Sherlock Holmes is one of the greatest creations in all of fiction. Like the best characters, he’s been interpreted on the page, stage, screen and currently stars in one of the best shows to grace TV in years under the stewardship of Benedict Cumberbatch. You would think that with so many tales of his adventures that nothing new was left to be done with Sir Arthur Conan Doyle’s master detective, but you would be wrong. Mr. Holmes tells a tale of Sherlock that we’ve never seen before, and thanks to a cunning script, deft direction and a performance for the ages by Ian McKellan, 2015 has another perfect film.
I’m very reluctant to say a film is flawless. I see a hundred a year on average and most of them are very easy to pick apart. It’s almost baffling to me that this fall has bombarded us with several films that I can’t find flaw with or can fault only with nitpicks (Spectre aside). Mr. Holmes was released in theaters in July, but never attained a wide enough release that it played anywhere near my home. I thought the premise and the trailer brilliant and hopped on it as soon as it debuted on blu ray this week. I cannot tell you what a joy this film is as a fan of cinema and of Holmes. It’s charming, clever, heartbreaking, heartwarming and utterly spellbinding.
Mr. Holmes is now 93 year of age and lives in seclusion in the English countryside with his housekeeper (Laura Linney) and her young son (Milo Parker, who is absolutely fantastic). He’s investigating a case; his final case, one that sent him into seclusion nearly 30 years prior. He’s read Watson’s account of it (having finally in his nineties gotten around to reading John “fictitious penny arcades”), but something’s not right. The case isn’t as it should be, isn’t as it happened; couldn’t be or it wouldn’t have sent him out of the profession. The tragedy is that Holmes is suffering from “senility” and his once razor-sharp mind is betraying him. The film flashes between the 93 year-old Holmes partnering with his housekeeper’s son to try to jog his memory and write his own account of what took place and Holmes in his late sixties living out the events of the final case.

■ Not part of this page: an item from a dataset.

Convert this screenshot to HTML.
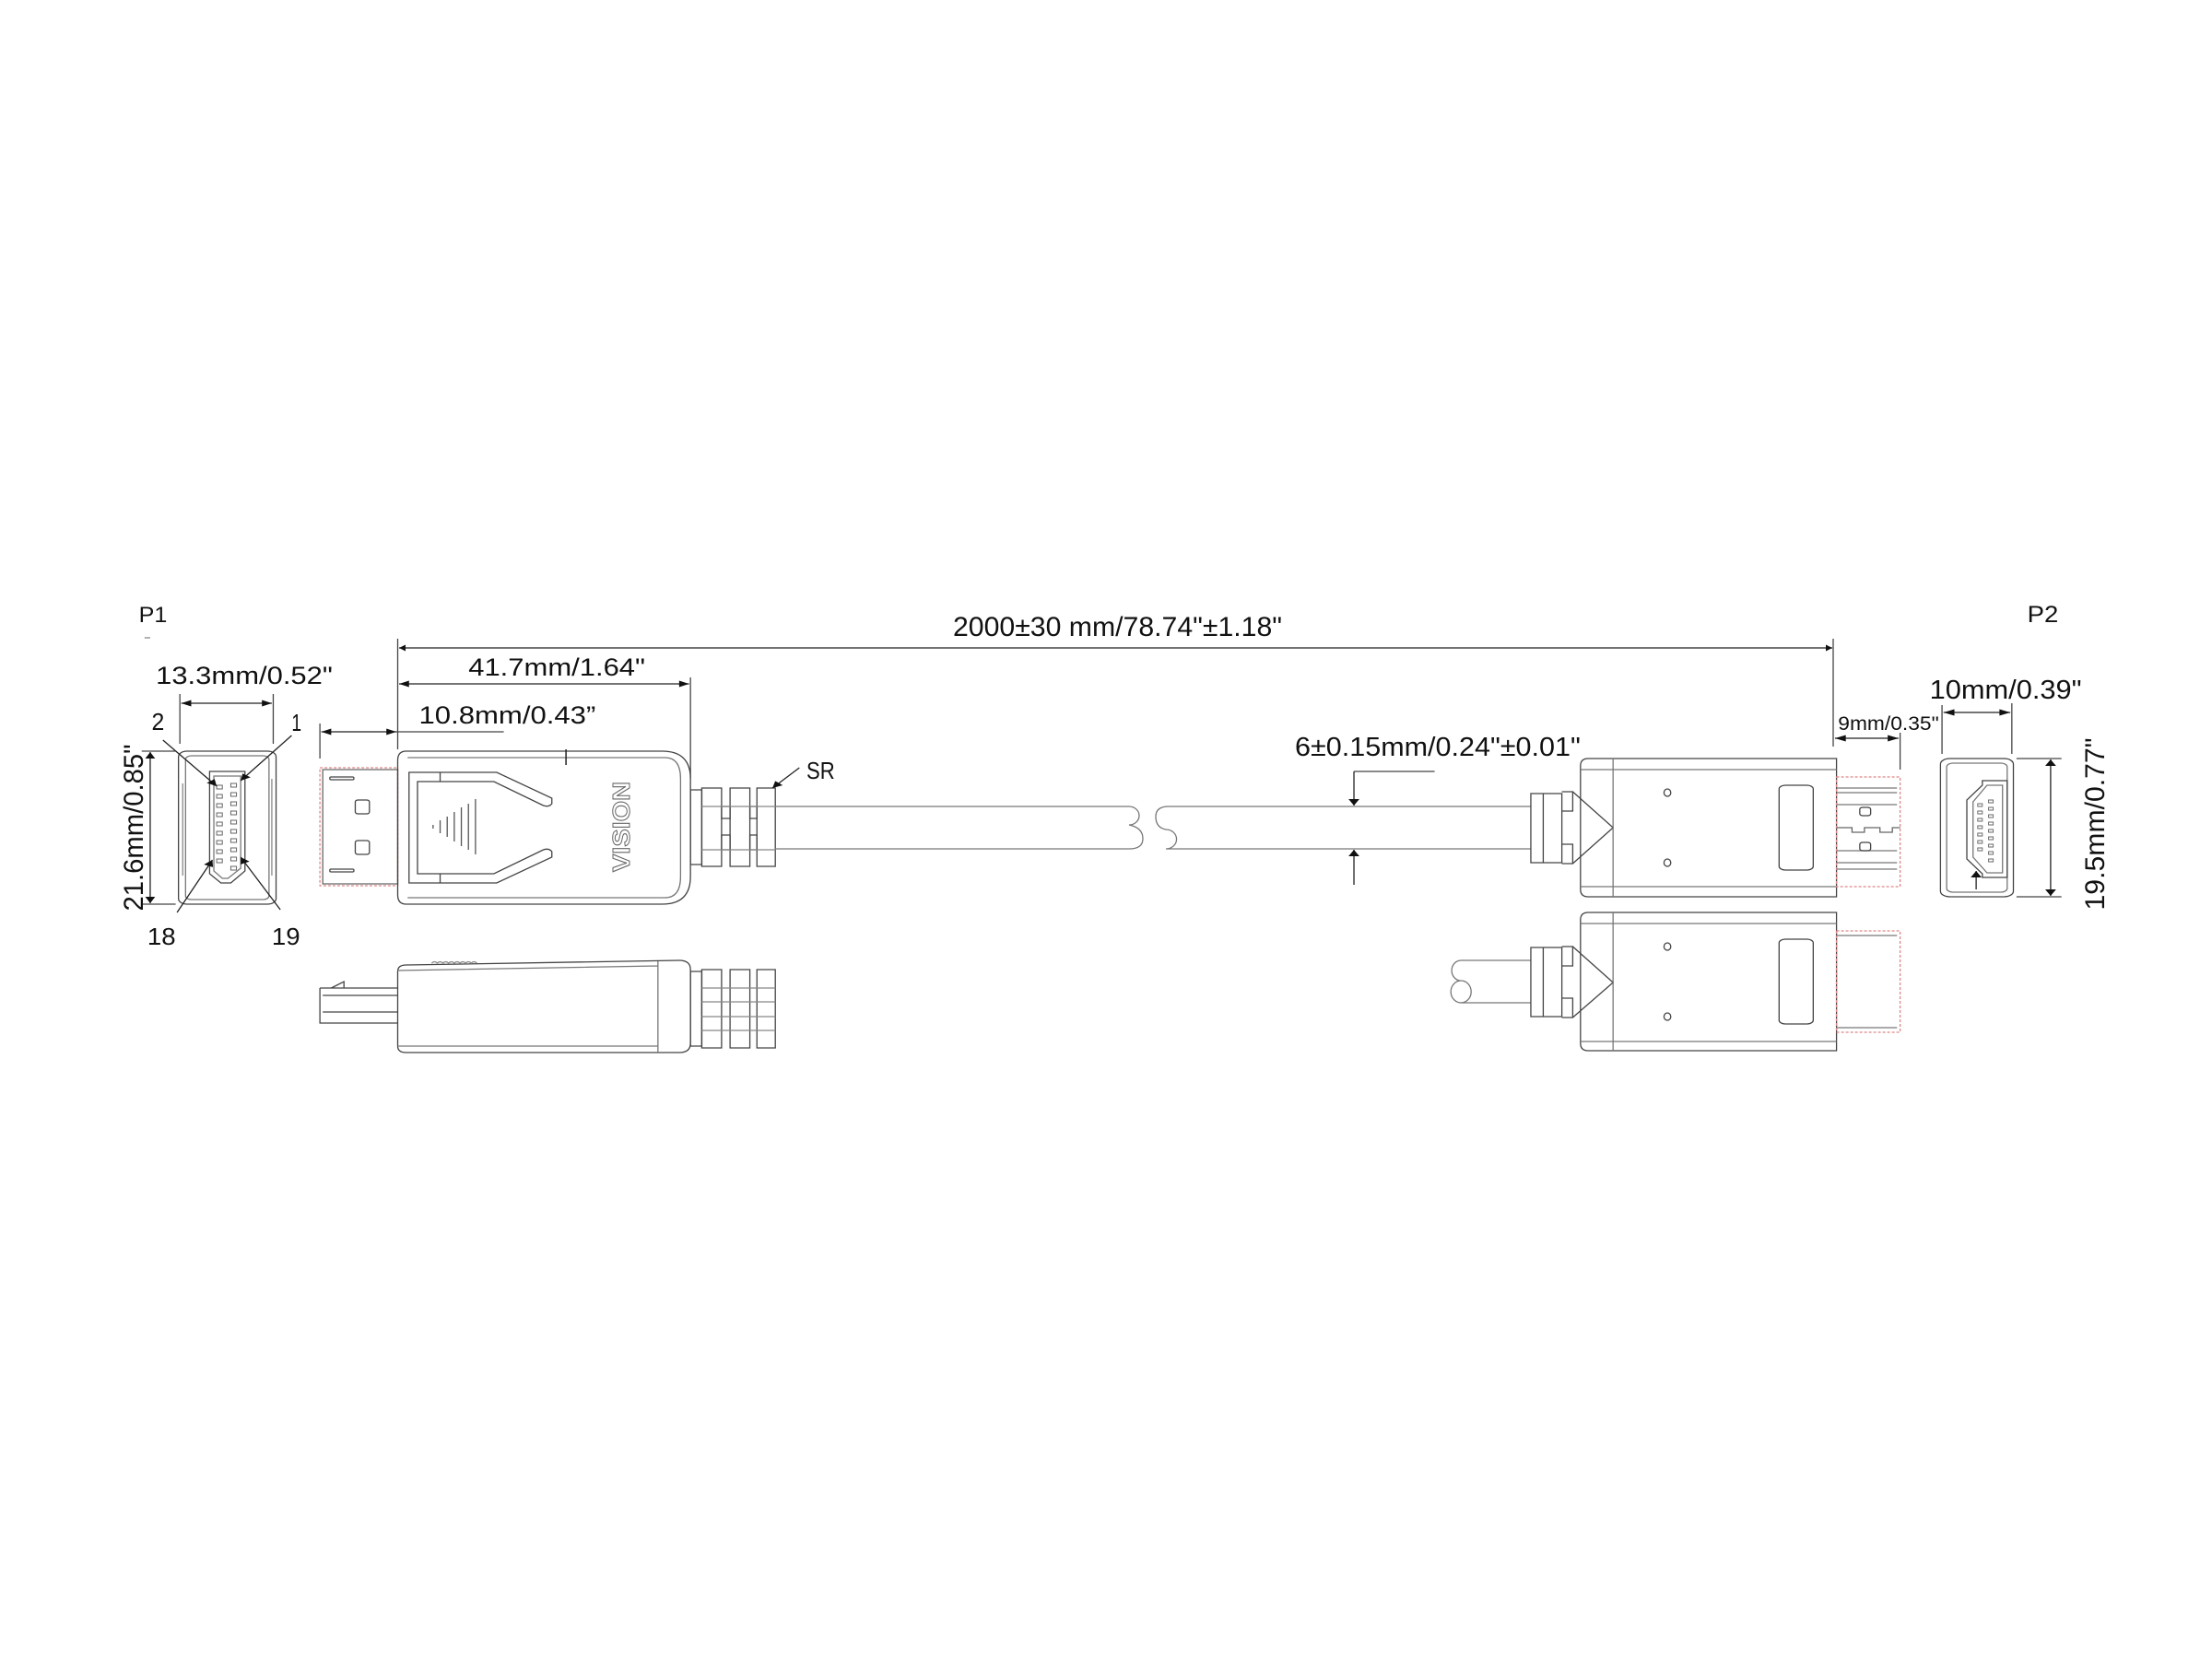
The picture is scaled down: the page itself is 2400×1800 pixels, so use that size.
<!DOCTYPE html>
<html><head><meta charset="utf-8"><style>
html,body{margin:0;padding:0;background:#fff;}
svg{display:block}
svg *{vector-effect:non-scaling-stroke}
text{font-family:"Liberation Sans Narrow","Liberation Sans",sans-serif;fill:#111;}
</style></head><body>
<svg width="2400" height="1800" viewBox="0 0 2400 1800" xmlns="http://www.w3.org/2000/svg">
<defs>
<marker id="a" viewBox="0 0 10 10" refX="10" refY="5" markerWidth="14" markerHeight="7" markerUnits="userSpaceOnUse" orient="auto-start-reverse"><path d="M0,0 L10,5 L0,10 z" fill="#111"/></marker>
</defs>

<g transform="translate(120,0) scale(1.5345,1) translate(-120,0)">
<g fill="none" stroke="#444" stroke-width="1.3">
<rect x="168" y="815" width="69" height="166" rx="6"/>
<rect x="173" y="820" width="59" height="156" rx="4" stroke="#777"/>
<path d="M190,837 L215,837 L215,945 L205,958 L198,958 L190,948 Z"/>
<path d="M193,842 L212,842 L212,942 L203,953 L199,953 L193,945 Z" stroke="#777"/>
<g stroke="#666" stroke-width="1">
<rect x="195" y="852" width="4" height="4"/><rect x="195" y="862" width="4" height="4"/><rect x="195" y="872" width="4" height="4"/><rect x="195" y="882" width="4" height="4"/><rect x="195" y="892" width="4" height="4"/><rect x="195" y="902" width="4" height="4"/><rect x="195" y="912" width="4" height="4"/><rect x="195" y="922" width="4" height="4"/><rect x="195" y="932" width="4" height="4"/>
<rect x="205" y="850" width="4" height="4"/><rect x="205" y="860" width="4" height="4"/><rect x="205" y="870" width="4" height="4"/><rect x="205" y="880" width="4" height="4"/><rect x="205" y="890" width="4" height="4"/><rect x="205" y="900" width="4" height="4"/><rect x="205" y="910" width="4" height="4"/><rect x="205" y="920" width="4" height="4"/><rect x="205" y="930" width="4" height="4"/><rect x="205" y="940" width="4" height="4"/>
</g>
<line x1="171" y1="850" x2="171" y2="950" stroke="#888"/>
<line x1="234" y1="845" x2="234" y2="950" stroke="#888"/>
<line x1="157" y1="803" x2="195" y2="853" stroke="#222" marker-end="url(#a)"/>
<line x1="248" y1="798" x2="212" y2="847" stroke="#222" marker-end="url(#a)"/>
<line x1="167" y1="990" x2="192" y2="933" stroke="#222" marker-end="url(#a)"/>
<line x1="240" y1="987" x2="212" y2="930" stroke="#222" marker-end="url(#a)"/>
<line x1="169" y1="753" x2="169" y2="807"/><line x1="235" y1="753" x2="235" y2="807"/>
<line x1="170" y1="763" x2="234" y2="763" stroke="#222" marker-start="url(#a)" marker-end="url(#a)"/>
<line x1="142" y1="815" x2="166" y2="815"/><line x1="142" y1="981" x2="166" y2="981"/>
<line x1="148" y1="816" x2="148" y2="980" stroke="#222" marker-start="url(#a)" marker-end="url(#a)"/>

<rect x="268" y="833" width="55" height="128" stroke="#d88" stroke-dasharray="3,2"/>
<rect x="270" y="835" width="53" height="124" stroke="#666"/>
<rect x="275" y="843" width="17" height="3" rx="1"/><rect x="275" y="943" width="17" height="3" rx="1"/>
<rect x="293" y="868" width="10" height="15" rx="2"/><rect x="293" y="912" width="10" height="15" rx="2"/>
<path d="M329,815 L510,815 Q530,815 530,845 L530,951 Q530,981 510,981 L329,981 Q323,981 323,971 L323,825 Q323,815 329,815 Z"/>
<path d="M330,822 L512,822 Q523,822 523,845 L523,951 Q523,974 512,974 L330,974" stroke="#777"/>
<path d="M331,838 L393,838 L432,866 L432,872 Q430,876 426,874 L391,848 L337,848 L337,948 L391,948 L426,922 Q430,920 432,924 L432,930 L393,958 L331,958 Z"/>
<line x1="353" y1="838" x2="353" y2="848"/><line x1="353" y1="948" x2="353" y2="958"/>
<g stroke="#555">
<line x1="348" y1="895" x2="348" y2="899"/><line x1="353" y1="890" x2="353" y2="904"/><line x1="358" y1="886" x2="358" y2="908"/><line x1="363" y1="881" x2="363" y2="913"/><line x1="368" y1="876" x2="368" y2="918"/><line x1="373" y1="872" x2="373" y2="922"/><line x1="378" y1="867" x2="378" y2="927"/>
</g>
<line x1="442" y1="813" x2="442" y2="830" stroke="#222" stroke-width="1.5"/>
<rect x="530" y="857" width="8" height="81"/>
<rect x="538" y="855" width="14" height="85"/><rect x="558" y="855" width="14" height="85"/><rect x="577" y="855" width="13" height="85"/>
<rect x="552" y="875" width="6" height="13"/><rect x="552" y="906" width="6" height="16"/>
<rect x="572" y="875" width="5" height="13"/><rect x="572" y="906" width="5" height="16"/>
<line x1="538" y1="875" x2="590" y2="875" stroke="#888"/><line x1="538" y1="922" x2="590" y2="922" stroke="#888"/>
<line x1="588" y1="855" x2="607" y2="833" stroke="#222" marker-start="url(#a)"/>

<path d="M268,1072 L268,1110 L323,1110"/>
<path d="M268,1072 L323,1072 M270,1080 L323,1080 M270,1098 L323,1098"/>
<path d="M276,1072 L285,1065 L285,1072"/>
<path d="M329,1047 L522,1042 Q530,1042 530,1052 L530,1132 Q530,1142 522,1142 L329,1142 Q323,1142 323,1135 L323,1054 Q323,1047 329,1047 Z"/>
<path d="M323,1053 L507,1048 M507,1043 L507,1142 M323,1135 L507,1135" stroke="#777"/>
<path d="M347,1045 q2,-3 4,0 q2,-3 4,0 q2,-3 4,0 q2,-3 4,0 q2,-3 4,0 q2,-3 4,0 q2,-3 4,0 q2,-3 4,0" stroke="#888"/>
<rect x="530" y="1054" width="8" height="81"/>
<rect x="538" y="1052" width="14" height="85"/><rect x="558" y="1052" width="14" height="85"/><rect x="577" y="1052" width="13" height="85"/>
<line x1="538" y1="1072" x2="590" y2="1072" stroke="#888"/><line x1="538" y1="1118" x2="590" y2="1118" stroke="#888"/>
<line x1="538" y1="1087" x2="590" y2="1087" stroke="#888"/><line x1="538" y1="1103" x2="590" y2="1103" stroke="#888"/>

<line x1="323" y1="693" x2="323" y2="813"/>
<line x1="530" y1="735" x2="530" y2="845"/>
<line x1="324" y1="742" x2="529" y2="742" stroke="#222" marker-start="url(#a)" marker-end="url(#a)"/>
<line x1="268" y1="785" x2="268" y2="823"/>
<line x1="269" y1="794" x2="322" y2="794" stroke="#222" marker-start="url(#a)" marker-end="url(#a)"/>
<line x1="322" y1="794" x2="398" y2="794"/>
</g>
<text x="140" y="675" font-size="24" textLength="20" lengthAdjust="spacingAndGlyphs">P1</text>
<line x1="144" y1="692" x2="148" y2="692" stroke="#666"/>
<text x="152" y="742" font-size="27" textLength="125" lengthAdjust="spacingAndGlyphs">13.3mm/0.52"</text>
<text x="149" y="792" font-size="26" textLength="9" lengthAdjust="spacingAndGlyphs">2</text>
<text x="248" y="793" font-size="26" textLength="7" lengthAdjust="spacingAndGlyphs">1</text>
<text x="146" y="1025" font-size="26" textLength="20" lengthAdjust="spacingAndGlyphs">18</text>
<text x="234" y="1025" font-size="26" textLength="20" lengthAdjust="spacingAndGlyphs">19</text>
<text x="373" y="733" font-size="27" textLength="125" lengthAdjust="spacingAndGlyphs">41.7mm/1.64"</text>
<text x="338" y="785" font-size="27" textLength="125" lengthAdjust="spacingAndGlyphs">10.8mm/0.43”</text>
<text x="612" y="845" font-size="26" textLength="20" lengthAdjust="spacingAndGlyphs">SR</text>
</g>

<text transform="translate(155,898) rotate(-90)" text-anchor="middle" font-size="30" textLength="181" lengthAdjust="spacingAndGlyphs" style="font-family:'Liberation Sans',sans-serif">21.6mm/0.85"</text>
<text transform="translate(683,897) rotate(-90)" text-anchor="middle" font-size="26" font-weight="bold" style="fill:#fff;stroke:#666;stroke-width:1;font-family:'Liberation Sans',sans-serif" textLength="98" lengthAdjust="spacingAndGlyphs">VISION</text>
<text transform="translate(2283,894) rotate(-90)" text-anchor="middle" font-size="30" textLength="187" lengthAdjust="spacingAndGlyphs" style="font-family:'Liberation Sans',sans-serif">19.5mm/0.77"</text>

<g fill="none" stroke="#444" stroke-width="1.3">
<line x1="1989" y1="693" x2="1989" y2="810"/>
<line x1="433" y1="703" x2="1988" y2="703" stroke="#222" marker-start="url(#a)" marker-end="url(#a)"/>
<path d="M841,875 L1225,875 A11,10 0 1 1 1225,895 Q1240,898 1240,910 Q1240,921 1225,921 L841,921" stroke="#777"/>
<path d="M1661,875 L1268,875 Q1254,875 1254,886 Q1254,898 1265,900 A11,10 0 1 1 1265,921 L1661,921" stroke="#777"/>
</g>
<text x="1034" y="690" font-size="30" textLength="357" lengthAdjust="spacingAndGlyphs" style="font-family:'Liberation Sans',sans-serif">2000±30 mm/78.74"±1.18"</text>

<g transform="translate(1400,0) scale(1.6835,1) translate(-1400,0)">
<g fill="none" stroke="#444" stroke-width="1.3">
<line x1="1441" y1="837" x2="1493" y2="837"/>
<line x1="1441" y1="837" x2="1441" y2="874" stroke="#222" marker-end="url(#a)"/>
<line x1="1441" y1="960" x2="1441" y2="922" stroke="#222" marker-end="url(#a)"/>

<rect x="1555" y="861" width="20" height="75"/><line x1="1563" y1="861" x2="1563" y2="936"/>
<path d="M1575,859 L1582,859 L1582,880 L1575,880 M1575,916 L1582,916 L1582,937 L1575,937"/>
<path d="M1582,859 L1608,898 L1582,937"/>
<path d="M1592,823 L1752,823 L1752,973 L1592,973 Q1587,973 1587,965 L1587,831 Q1587,823 1592,823 Z"/>
<path d="M1608,823 L1608,973 M1587,835 L1752,835 M1587,962 L1752,962" stroke="#777"/>
<ellipse cx="1643" cy="860" rx="2.2" ry="4"/><ellipse cx="1643" cy="936" rx="2.2" ry="4"/>
<rect x="1715" y="852" width="22" height="92" rx="4"/>
<rect x="1752" y="843" width="41" height="119" stroke="#d88" stroke-dasharray="3,2"/>
<path d="M1752,855 L1791,855 M1752,860 L1791,860 M1752,873 L1791,873 M1752,923 L1791,923 M1752,936 L1791,936 M1752,943 L1791,943" stroke="#777"/>
<path d="M1752,898 L1762,898 L1762,903 L1770,903 L1770,898 L1780,898 L1780,903 L1788,903 L1788,898 L1793,898" stroke="#666"/>
<rect x="1767" y="876" width="7" height="9" rx="2"/><rect x="1767" y="914" width="7" height="9" rx="2"/>

<path d="M1555,1042 L1510,1042 A6,11 0 0 0 1510,1064 A6,11 0 0 0 1510,1088 L1555,1088" stroke="#777"/>
<path d="M1510,1064 A6,11 0 0 1 1510,1088" stroke="#777"/>
<rect x="1555" y="1028" width="20" height="75"/><line x1="1563" y1="1028" x2="1563" y2="1103"/>
<path d="M1575,1027 L1582,1027 L1582,1048 L1575,1048 M1575,1083 L1582,1083 L1582,1104 L1575,1104"/>
<path d="M1582,1027 L1608,1066 L1582,1104"/>
<path d="M1592,990 L1752,990 L1752,1140 L1592,1140 Q1587,1140 1587,1132 L1587,998 Q1587,990 1592,990 Z"/>
<path d="M1608,990 L1608,1140 M1587,1002 L1752,1002 M1587,1130 L1752,1130" stroke="#777"/>
<ellipse cx="1643" cy="1027" rx="2.2" ry="4"/><ellipse cx="1643" cy="1103" rx="2.2" ry="4"/>
<rect x="1715" y="1019" width="22" height="92" rx="4"/>
<rect x="1752" y="1010" width="41" height="110" stroke="#d88" stroke-dasharray="3,2"/>
<path d="M1752,1015 L1791,1015 M1752,1115 L1791,1115" stroke="#777"/>

<line x1="1793" y1="795" x2="1793" y2="835"/>
<line x1="1751" y1="801" x2="1792" y2="801" stroke="#222" marker-start="url(#a)" marker-end="url(#a)"/>

<rect x="1819" y="823" width="47" height="150" rx="6"/>
<rect x="1823" y="828" width="39" height="140" rx="4" stroke="#777"/>
<path d="M1862,847 L1846,847 L1846,852 L1836,868 L1836,932 L1846,948 L1846,952 L1862,952 Z"/>
<path d="M1859,852 L1849,852 L1840,870 L1840,930 L1849,947 L1859,947 Z" stroke="#777"/>
<g stroke="#666" stroke-width="0.9">
<rect x="1843" y="872" width="3" height="3"/><rect x="1843" y="880" width="3" height="3"/><rect x="1843" y="888" width="3" height="3"/><rect x="1843" y="896" width="3" height="3"/><rect x="1843" y="904" width="3" height="3"/><rect x="1843" y="912" width="3" height="3"/><rect x="1843" y="920" width="3" height="3"/>
<rect x="1850" y="868" width="3" height="3"/><rect x="1850" y="876" width="3" height="3"/><rect x="1850" y="884" width="3" height="3"/><rect x="1850" y="892" width="3" height="3"/><rect x="1850" y="900" width="3" height="3"/><rect x="1850" y="908" width="3" height="3"/><rect x="1850" y="916" width="3" height="3"/><rect x="1850" y="924" width="3" height="3"/><rect x="1850" y="932" width="3" height="3"/>
</g>
<line x1="1842" y1="965" x2="1842" y2="945" stroke="#222" marker-end="url(#a)"/>
<line x1="1820" y1="765" x2="1820" y2="818"/><line x1="1865" y1="763" x2="1865" y2="818"/>
<line x1="1821" y1="773" x2="1864" y2="773" stroke="#222" marker-start="url(#a)" marker-end="url(#a)"/>
<line x1="1868" y1="823" x2="1897" y2="823"/><line x1="1868" y1="973" x2="1897" y2="973"/>
<line x1="1890" y1="824" x2="1890" y2="972" stroke="#222" marker-start="url(#a)" marker-end="url(#a)"/>
</g>
<text x="1875" y="675" font-size="25" textLength="20" lengthAdjust="spacingAndGlyphs">P2</text>
<text x="1403" y="820" font-size="29" textLength="184" lengthAdjust="spacingAndGlyphs">6±0.15mm/0.24"±0.01"</text>
<text x="1812" y="758" font-size="29" textLength="98" lengthAdjust="spacingAndGlyphs">10mm/0.39"</text>
<text x="1753" y="792" font-size="21" textLength="65" lengthAdjust="spacingAndGlyphs">9mm/0.35"</text>
</g>
</svg>
</body></html>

I know I said Michael Fassbender should get his Best Actor after seeing Steve Jobs, but if Ian McKellan doesn’t finally get an Oscar for this tour-de-force performance, my TV shall suffer another Academy Awards-related injury. McKellan has such a wise presence and gravitas that you immediately accept him as the master of deduction, whether at the peak of his prowess or struggling with Father Time’s damnable ravages. McKellan, who has endeared himself to legions of geeks as Gandalf and Magneto, now owns another character. If Cumberbatch is cementing his mark on the young Holmes, McKellan has delivered the definitive performance on the sleuth in his elder years.
The directing, cinematography, flawless supporting cast, brilliant script and, have I mentioned McKellan’s performance, make Mr. Holmes one of if not THE best picture of 2015. It’s absolutely not to be missed.